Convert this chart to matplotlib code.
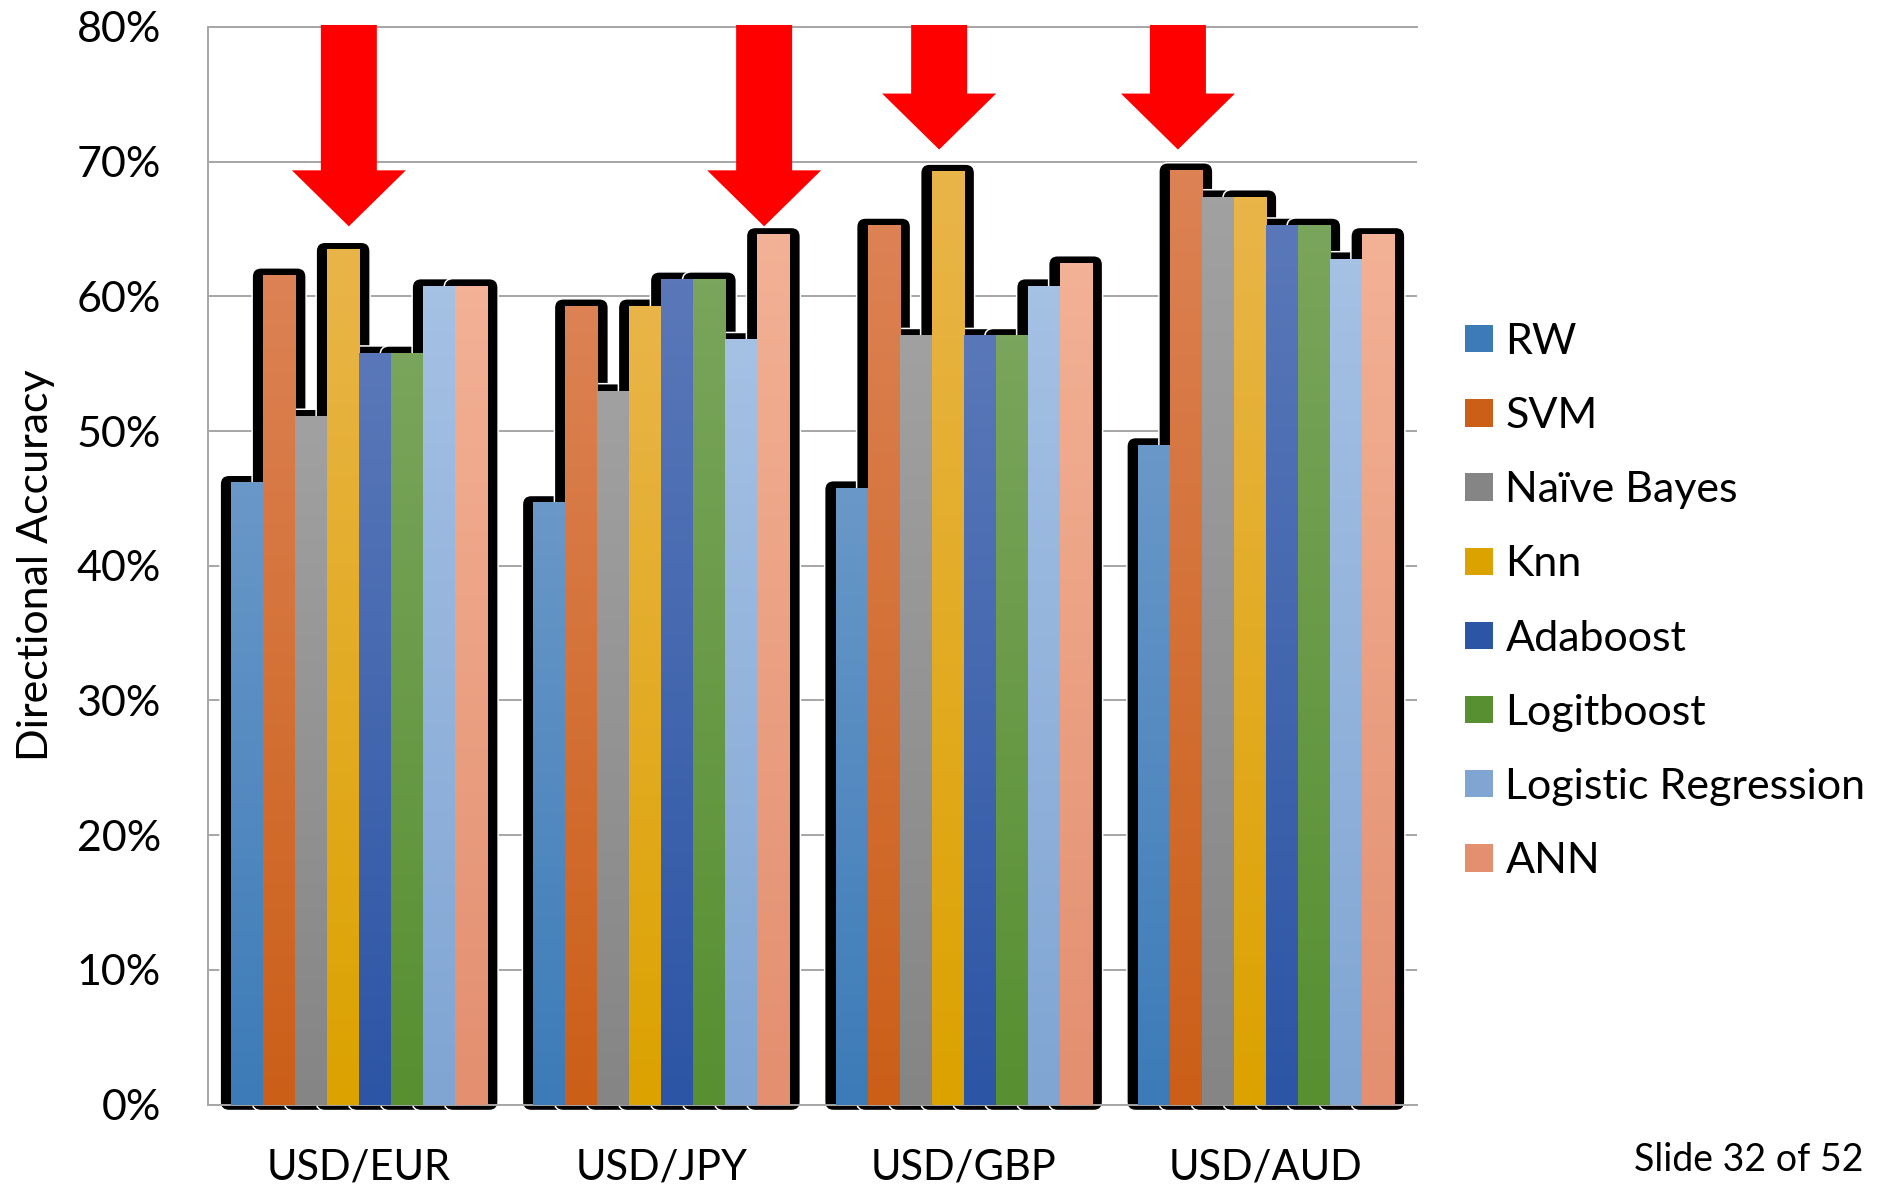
import numpy as np
import matplotlib
matplotlib.use("Agg")
import matplotlib.pyplot as plt
from matplotlib.patches import FancyBboxPatch, Polygon, Patch
from matplotlib.colors import LinearSegmentedColormap

plt.rcParams["font.family"] = ["Lato", "DejaVu Sans"]

# ---- data -------------------------------------------------------------
pairs = ["USD/EUR", "USD/JPY", "USD/GBP", "USD/AUD"]
models = ["RW", "SVM", "Naïve Bayes", "Knn", "Adaboost", "Logitboost",
          "Logistic Regression", "ANN"]

rw       = [46.2, 44.7, 45.8, 49.0]
svm      = [61.6, 59.3, 65.3, 69.4]
nbayes   = [51.1, 53.0, 57.1, 67.4]
knn      = [63.5, 59.3, 69.3, 67.4]
adaboost = [55.8, 61.3, 57.1, 65.3]
logitb   = [55.8, 61.3, 57.1, 65.3]
logreg   = [60.8, 56.8, 60.8, 62.8]
ann      = [60.8, 64.6, 62.5, 64.6]
series = [rw, svm, nbayes, knn, adaboost, logitb, logreg, ann]

yticks = [0, 10, 20, 30, 40, 50, 60, 70, 80]
ytick_labels = [f"{v}%" for v in yticks]

# highlight arrows: tip position (x in category units, y in %)
arrow_tips = [(-0.034, 65.2), (1.340, 65.2), (1.919, 70.9), (2.709, 70.9)]

# ---- styling ----------------------------------------------------------
top_colors = ["#6a98c8", "#dc8254", "#a1a1a1", "#e9b549",
              "#5a78b9", "#7aa55c", "#a5c1e4", "#f3b195"]
bottom_colors = ["#3c7bb8", "#cb5f18", "#858585", "#dca200",
                 "#2c55a5", "#578f31", "#80a5d3", "#e38f70"]
grid_color = "#a6a6a6"

W, H, DPI = 1879, 1186, 100
fig = plt.figure(figsize=(W / DPI, H / DPI), dpi=DPI)
ax = fig.add_axes([208 / W, 1 - 1104.5 / H, 1209 / W, 1077.5 / H])

n = len(series)
bar_w = 0.847 / n
x = np.arange(len(pairs))

# pixel-based sizes for the black halo around each bar
px_x = 1209 / 4.0          # pixels per category unit
px_y = 1077.5 / 80.0       # pixels per percent
pad_x = 11 / px_x
pad_top = 7 / px_y
radius = 9 / px_x
aspect = px_x / px_y

grad = np.linspace(0, 1, 256).reshape(-1, 1)

for i, vals in enumerate(series):
    offs = x + (i - (n - 1) / 2) * bar_w
    bars = ax.bar(offs, vals, width=bar_w, color=bottom_colors[i],
                  linewidth=0, zorder=3)
    cmap = LinearSegmentedColormap.from_list(
        f"g{i}", [bottom_colors[i], top_colors[i]])
    for b in bars:
        x0, w, h = b.get_x(), b.get_width(), b.get_height()
        halo = FancyBboxPatch(
            (x0 - pad_x, -0.45), w + 2 * pad_x, h + 0.45 + pad_top,
            boxstyle=f"round,pad=0,rounding_size={radius}",
            mutation_aspect=aspect, facecolor="black",
            edgecolor="white", linewidth=1.1, zorder=2 + 0.01 * i,
            clip_on=False)
        ax.add_patch(halo)
        ax.imshow(grad, extent=[x0, x0 + w, 0, h], origin="lower",
                  cmap=cmap, aspect="auto", interpolation="bilinear",
                  zorder=3.1)

# red down arrows
shaft_hw = 28 / px_x
head_hw = 57 / px_x
head_len = 56 / px_y
arrow_top = 80.15
for tx, ty in arrow_tips:
    hb = ty + head_len
    pts = [(tx - shaft_hw, arrow_top), (tx + shaft_hw, arrow_top),
           (tx + shaft_hw, hb), (tx + head_hw, hb), (tx, ty),
           (tx - head_hw, hb), (tx - shaft_hw, hb)]
    ax.add_patch(Polygon(pts, closed=True, facecolor="#ff0000",
                         edgecolor="none", zorder=5, clip_on=False))

ax.set_xlim(-0.5, len(pairs) - 0.5)
ax.set_ylim(0, 80)
ax.set_yticks(yticks)
ax.set_yticklabels(ytick_labels)
ax.set_xticks(x)
ax.set_xticklabels(pairs)
ax.tick_params(axis="y", length=0, pad=34, labelsize=31)
ax.tick_params(axis="x", length=0, pad=32, labelsize=30)

ax.set_axisbelow(True)
ax.yaxis.grid(True, color=grid_color, linewidth=1.4, zorder=0.5)
for side in ["left", "bottom", "top"]:
    ax.spines[side].set_color(grid_color)
    ax.spines[side].set_linewidth(1.4)
ax.spines["right"].set_visible(False)
ax.spines["top"].set_zorder(0.6)

fig.text(36 / W, 1 - 565 / H, "Directional Accuracy", rotation=90,
         ha="center", va="center", fontsize=31)

handles = [Patch(facecolor=c, edgecolor="none") for c in bottom_colors]
fig.legend(handles, models, loc="upper left",
           bbox_to_anchor=(1465 / W, 1 - 323 / H), frameon=False,
           fontsize=31, handlelength=0.64, handleheight=0.6,
           handletextpad=0.3, labelspacing=0.84, borderaxespad=0,
           borderpad=0)

fig.text(1863 / W, 1 - 1160 / H, "Slide 32 of 52", ha="right",
         va="center", fontsize=27)

fig.savefig("out.png", dpi=DPI)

◆ **What the task requires**:
Please write out all of the material above without changing a word, and omit any pictures.

◆ **Answer in full**:
Convert this chart to matplotlib code.
import numpy as np
import matplotlib
matplotlib.use("Agg")
import matplotlib.pyplot as plt
from matplotlib.patches import FancyBboxPatch, Polygon, Patch
from matplotlib.colors import LinearSegmentedColormap

plt.rcParams["font.family"] = ["Lato", "DejaVu Sans"]

# ---- data -------------------------------------------------------------
pairs = ["USD/EUR", "USD/JPY", "USD/GBP", "USD/AUD"]
models = ["RW", "SVM", "Naïve Bayes", "Knn", "Adaboost", "Logitboost",
          "Logistic Regression", "ANN"]

rw       = [46.2, 44.7, 45.8, 49.0]
svm      = [61.6, 59.3, 65.3, 69.4]
nbayes   = [51.1, 53.0, 57.1, 67.4]
knn      = [63.5, 59.3, 69.3, 67.4]
adaboost = [55.8, 61.3, 57.1, 65.3]
logitb   = [55.8, 61.3, 57.1, 65.3]
logreg   = [60.8, 56.8, 60.8, 62.8]
ann      = [60.8, 64.6, 62.5, 64.6]
series = [rw, svm, nbayes, knn, adaboost, logitb, logreg, ann]

yticks = [0, 10, 20, 30, 40, 50, 60, 70, 80]
ytick_labels = [f"{v}%" for v in yticks]

# highlight arrows: tip position (x in category units, y in %)
arrow_tips = [(-0.034, 65.2), (1.340, 65.2), (1.919, 70.9), (2.709, 70.9)]

# ---- styling ----------------------------------------------------------
top_colors = ["#6a98c8", "#dc8254", "#a1a1a1", "#e9b549",
              "#5a78b9", "#7aa55c", "#a5c1e4", "#f3b195"]
bottom_colors = ["#3c7bb8", "#cb5f18", "#858585", "#dca200",
                 "#2c55a5", "#578f31", "#80a5d3", "#e38f70"]
grid_color = "#a6a6a6"

W, H, DPI = 1879, 1186, 100
fig = plt.figure(figsize=(W / DPI, H / DPI), dpi=DPI)
ax = fig.add_axes([208 / W, 1 - 1104.5 / H, 1209 / W, 1077.5 / H])

n = len(series)
bar_w = 0.847 / n
x = np.arange(len(pairs))

# pixel-based sizes for the black halo around each bar
px_x = 1209 / 4.0          # pixels per category unit
px_y = 1077.5 / 80.0       # pixels per percent
pad_x = 11 / px_x
pad_top = 7 / px_y
radius = 9 / px_x
aspect = px_x / px_y

grad = np.linspace(0, 1, 256).reshape(-1, 1)

for i, vals in enumerate(series):
    offs = x + (i - (n - 1) / 2) * bar_w
    bars = ax.bar(offs, vals, width=bar_w, color=bottom_colors[i],
                  linewidth=0, zorder=3)
    cmap = LinearSegmentedColormap.from_list(
        f"g{i}", [bottom_colors[i], top_colors[i]])
    for b in bars:
        x0, w, h = b.get_x(), b.get_width(), b.get_height()
        halo = FancyBboxPatch(
            (x0 - pad_x, -0.45), w + 2 * pad_x, h + 0.45 + pad_top,
            boxstyle=f"round,pad=0,rounding_size={radius}",
            mutation_aspect=aspect, facecolor="black",
            edgecolor="white", linewidth=1.1, zorder=2 + 0.01 * i,
            clip_on=False)
        ax.add_patch(halo)
        ax.imshow(grad, extent=[x0, x0 + w, 0, h], origin="lower",
                  cmap=cmap, aspect="auto", interpolation="bilinear",
                  zorder=3.1)

# red down arrows
shaft_hw = 28 / px_x
head_hw = 57 / px_x
head_len = 56 / px_y
arrow_top = 80.15
for tx, ty in arrow_tips:
    hb = ty + head_len
    pts = [(tx - shaft_hw, arrow_top), (tx + shaft_hw, arrow_top),
           (tx + shaft_hw, hb), (tx + head_hw, hb), (tx, ty),
           (tx - head_hw, hb), (tx - shaft_hw, hb)]
    ax.add_patch(Polygon(pts, closed=True, facecolor="#ff0000",
                         edgecolor="none", zorder=5, clip_on=False))

ax.set_xlim(-0.5, len(pairs) - 0.5)
ax.set_ylim(0, 80)
ax.set_yticks(yticks)
ax.set_yticklabels(ytick_labels)
ax.set_xticks(x)
ax.set_xticklabels(pairs)
ax.tick_params(axis="y", length=0, pad=34, labelsize=31)
ax.tick_params(axis="x", length=0, pad=32, labelsize=30)

ax.set_axisbelow(True)
ax.yaxis.grid(True, color=grid_color, linewidth=1.4, zorder=0.5)
for side in ["left", "bottom", "top"]:
    ax.spines[side].set_color(grid_color)
    ax.spines[side].set_linewidth(1.4)
ax.spines["right"].set_visible(False)
ax.spines["top"].set_zorder(0.6)

fig.text(36 / W, 1 - 565 / H, "Directional Accuracy", rotation=90,
         ha="center", va="center", fontsize=31)

handles = [Patch(facecolor=c, edgecolor="none") for c in bottom_colors]
fig.legend(handles, models, loc="upper left",
           bbox_to_anchor=(1465 / W, 1 - 323 / H), frameon=False,
           fontsize=31, handlelength=0.64, handleheight=0.6,
           handletextpad=0.3, labelspacing=0.84, borderaxespad=0,
           borderpad=0)

fig.text(1863 / W, 1 - 1160 / H, "Slide 32 of 52", ha="right",
         va="center", fontsize=27)

fig.savefig("out.png", dpi=DPI)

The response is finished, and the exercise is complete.